I was a more than a little stunned that those young girls should had absolutely no fear at all. They saw a big white truck, and thought it was something to play with. They obviously live an innocent, shelterd life so completely homogenized, so completely devoid of any crime or danger, that they saw nothing to fear, and decided to play instead. It was completely opposite reaction to what people in middle-class suburban areas closer to the city have: they're damned paranoids, and they eye me warily or even call the cops on me.

It was similar to the level of acceptance and lack of fear I get in rural areas, or in working-class suburbs: just a big work truck, nothing to see here.
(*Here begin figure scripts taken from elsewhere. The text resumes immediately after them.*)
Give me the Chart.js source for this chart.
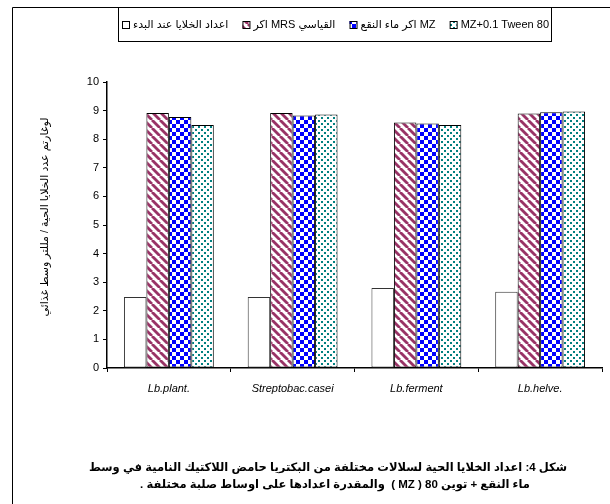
<!DOCTYPE html>
<html>
<head>
<meta charset="utf-8">
<script src="https://cdn.jsdelivr.net/npm/chart.js@4"></script>
<style>
  body { margin: 0; background: #fff; }
  #wrap { width: 610px; height: 504px; }
</style>
</head>
<body>
<div id="wrap"><canvas id="chart" width="610" height="504"></canvas></div>
<script>
// strains on the x axis
var strains = ['Lb.plant.', 'Streptobac.casei', 'Lb.ferment', 'Lb.helve.'];

// log count per series
var initialCount = [2.48, 2.48, 2.80, 2.67];
var mrsAgar = [8.92, 8.92, 8.58, 8.90];
var mzAgar = [8.78, 8.83, 8.55, 8.94];
var mzTween = [8.50, 8.86, 8.50, 8.97];

var seriesNames = ['اعداد الخلايا عند البدء', 'اكر MRS القياسي', 'اكر ماء النقع MZ', 'MZ+0.1 Tween 80'];

var yTitle = 'لوغارتم عدد الخلايا الحية / مللتر وسط غذائي';
var caption = [
    'شكل 4: اعداد الخلايا الحية لسلالات مختلفة من البكتريا حامض اللاكتيك النامية في وسط',
    'ماء النقع + توين 80 ( MZ )  والمقدرة اعدادها على اوساط صلبة مختلفة .'
];

var FONT = '"Liberation Sans", Arial, "DejaVu Sans", sans-serif';

function makePattern(size, draw) {
    var c = document.createElement('canvas');
    c.width = size;
    c.height = size;
    var g = c.getContext('2d');
    g.fillStyle = '#fff';
    g.fillRect(0, 0, size, size);
    draw(g, size);
    return document.getElementById('chart').getContext('2d').createPattern(c, 'repeat');
}

var stripes = makePattern(8, function (g, s) {
    g.strokeStyle = '#993366';
    g.lineWidth = 2.8;
    for (var x = -s; x <= s; x += s) {
        g.beginPath();
        g.moveTo(x, 0);
        g.lineTo(x + s, s);
        g.stroke();
    }
});

var checks = makePattern(8, function (g) {
    g.fillStyle = '#0000ff';
    g.fillRect(0, 0, 4, 4);
    g.fillRect(4, 4, 4, 4);
});

var dots = makePattern(6, function (g) {
    g.fillStyle = '#008080';
    g.fillRect(0, 0, 2, 2);
    g.fillRect(3, 3, 2, 2);
});

var fills = ['#ffffff', stripes, checks, dots];

// frame, legend, y title and caption
var decor = {
    id: 'decor',
    afterDraw: function (chart) {
        var ctx = chart.ctx;
        ctx.save();
        ctx.strokeStyle = '#000';
        ctx.lineWidth = 1;
        // outer frame (top and left only visible)
        ctx.beginPath();
        ctx.moveTo(12.5, 504);
        ctx.lineTo(12.5, 7.5);
        ctx.lineTo(610, 7.5);
        ctx.stroke();

        // legend box
        var lx = 118, rx = 551, ty = 7, by = 41;
        ctx.strokeRect(lx + 0.5, ty + 0.5, rx - lx, by - ty);
        ctx.font = '11px ' + FONT;
        ctx.textBaseline = 'middle';
        ctx.fillStyle = '#000';
        var box = 7, gapBox = 4;
        var widths = seriesNames.map(function (t) { return ctx.measureText(t).width; });
        var used = widths.reduce(function (a, b) { return a + b; }, 0) + 4 * (box + gapBox);
        var start = 122;
        var gap = (549 - start - used) / 3;
        var x = start, cy = 25;
        for (var i = 0; i < seriesNames.length; i++) {
            ctx.fillStyle = fills[i];
            ctx.fillRect(x, cy - 4, box, box);
            ctx.strokeStyle = '#000';
            ctx.strokeRect(x + 0.5, cy - 3.5, box, box);
            x += box + gapBox;
            ctx.fillStyle = '#000';
            ctx.textAlign = 'left';
            ctx.fillText(seriesNames[i], x, cy);
            x += widths[i] + gap;
        }

        // y axis title
        ctx.save();
        ctx.translate(45, 217);
        ctx.rotate(-Math.PI / 2);
        ctx.textAlign = 'center';
        ctx.font = '11px ' + FONT;
        ctx.fillText(yTitle, 0, 0);
        ctx.restore();

        // caption
        ctx.font = 'bold 11.5px ' + FONT;
        ctx.textAlign = 'center';
        ctx.direction = 'rtl';
        ctx.fillText(caption[0], 328, 468);
        ctx.fillText(caption[1], 335, 485);
        ctx.restore();
    }
};

function dataset(label, data, fill, border) {
    return {
        label: label,
        data: data,
        backgroundColor: fill,
        borderColor: border,
        borderWidth: 1,
        borderSkipped: false,
        categoryPercentage: 0.726,
        barPercentage: 1.0
    };
}

new Chart(document.getElementById('chart'), {
    type: 'bar',
    data: {
        labels: strains,
        datasets: [
            dataset(seriesNames[0], initialCount, fills[0], '#333'),
            dataset(seriesNames[1], mrsAgar, fills[1], '#000'),
            dataset(seriesNames[2], mzAgar, fills[2], '#000'),
            dataset(seriesNames[3], mzTween, fills[3], '#000')
        ]
    },
    options: {
        responsive: false,
        animation: false,
        layout: { padding: { left: 67, top: 82, right: 8, bottom: 106 } },
        plugins: {
            legend: { display: false },
            tooltip: { enabled: false }
        },
        scales: {
            x: {
                afterFit: function (s) { s.height = 30; },
                grid: { drawOnChartArea: false, color: '#000', tickLength: 4, offset: true },
                border: { color: '#000', width: 1.5 },
                ticks: { color: '#000', padding: 10, font: { family: FONT, size: 11, style: 'italic' } }
            },
            y: {
                min: 0,
                max: 10,
                afterFit: function (s) { s.width = 40; },
                grid: { drawOnChartArea: false, color: '#000', tickLength: 4 },
                border: { color: '#000', width: 1.5 },
                ticks: { stepSize: 1, color: '#000', padding: 4, font: { family: FONT, size: 11 } }
            }
        }
    },
    plugins: [decor]
});
</script>
</body>
</html>
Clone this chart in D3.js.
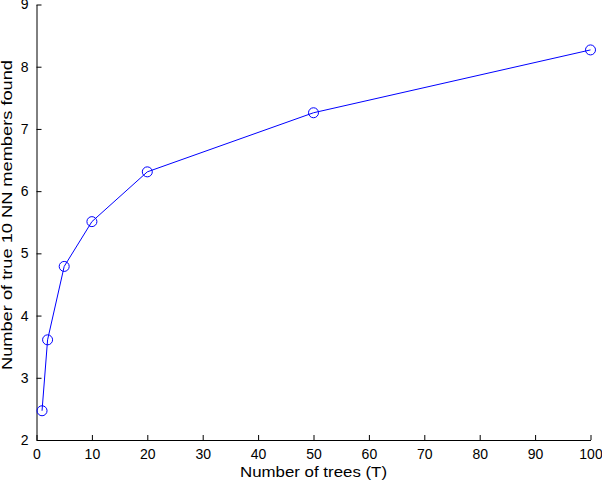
<!DOCTYPE html>
<html><head><meta charset="utf-8">
<script src="https://cdn.jsdelivr.net/npm/d3@7/dist/d3.min.js"></script>
<style>body{margin:0;background:#fff}svg{display:block}text{font-family:"Liberation Sans",Arial,sans-serif}</style>
</head><body><svg width="602" height="484"></svg>
<script>
const trees = [1, 2, 5, 10, 20, 50, 100];
const found = [2.47, 3.61, 4.79, 5.51, 6.31, 7.26, 8.27];
const xTicks = [0,10,20,30,40,50,60,70,80,90,100];
const yTicks = [2,3,4,5,6,7,8,9];

const svg = d3.select("svg");
const x = d3.scaleLinear().domain([0,100]).range([36.5, 590.5]);
const y = d3.scaleLinear().domain([2,9]).range([440, 4.5]);

const xAxis = d3.axisBottom(x).tickValues(xTicks).tickFormat(d3.format("d")).tickSizeInner(-5).tickSizeOuter(0).tickPadding(9);
const yAxis = d3.axisLeft(y).tickValues(yTicks).tickFormat(d3.format("d")).tickSizeInner(-5).tickSizeOuter(0).tickPadding(8);

const gx = svg.append("g").attr("transform","translate(0,440)").call(xAxis);
const gy = svg.append("g").attr("transform","translate(36.5,0)").call(yAxis);
[gx, gy].forEach(g => {
  g.selectAll("path.domain").attr("stroke","#000");
  g.selectAll(".tick line").attr("stroke","#000");
  g.selectAll("text").attr("fill","#000").style("font-size","14px").style("font-family",'"Liberation Sans",Arial,sans-serif');
});
gx.selectAll("text").attr("dy","0.71em");

const pts = trees.map((t,i)=>[t, found[i]]);
svg.append("path").datum(pts)
  .attr("fill","none").attr("stroke","#0000ff").attr("stroke-width",1)
  .attr("d", d3.line().x(d=>x(d[0])).y(d=>y(d[1])));
svg.selectAll("circle.m").data(pts).join("circle")
  .attr("cx",d=>x(d[0])).attr("cy",d=>y(d[1])).attr("r",5)
  .attr("fill","none").attr("stroke","#0000ff").attr("stroke-width",1);

svg.append("text").attr("x", 240).attr("y", 477)
  .attr("textLength",147).attr("lengthAdjust","spacingAndGlyphs")
  .style("font-size","14px").text("Number of trees (T)");
svg.append("text").attr("transform","translate(12,370) rotate(-90)")
  .attr("textLength",310).attr("lengthAdjust","spacingAndGlyphs")
  .style("font-size","14px").text("Number of true 10 NN members found");
</script></body></html>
But there was a different element to this, one which concerned and annoyed me: not only in their innocence, but also their arrogance. This wasn't their truck. They had no right to be in it. Where did they get the idea that they could just jjump into other people's vehicles? Maybe everything on their block is so safe and they all just share stuff, so this is no big deal to them. But I doubt that. More likely, there was a rich person's arrogance, that an obviously working-class person's truck is just not to be taken seriously. A kind of "let them eat cake" attitude, like my truck was just a peice of junk left on the sidewalk for others to pick up and do with what they will.

I got a bit worried because of this, and I was concerned that their teenage brothers might come around with spraypaint and demonstrate their sense of entitlement in that way. But no, I made it through the night quite safely and happily. Alas, the fog followed me, so the next morning it was just as foggy here as by the ocean. I kept driving and eventually found an even sunnier spot.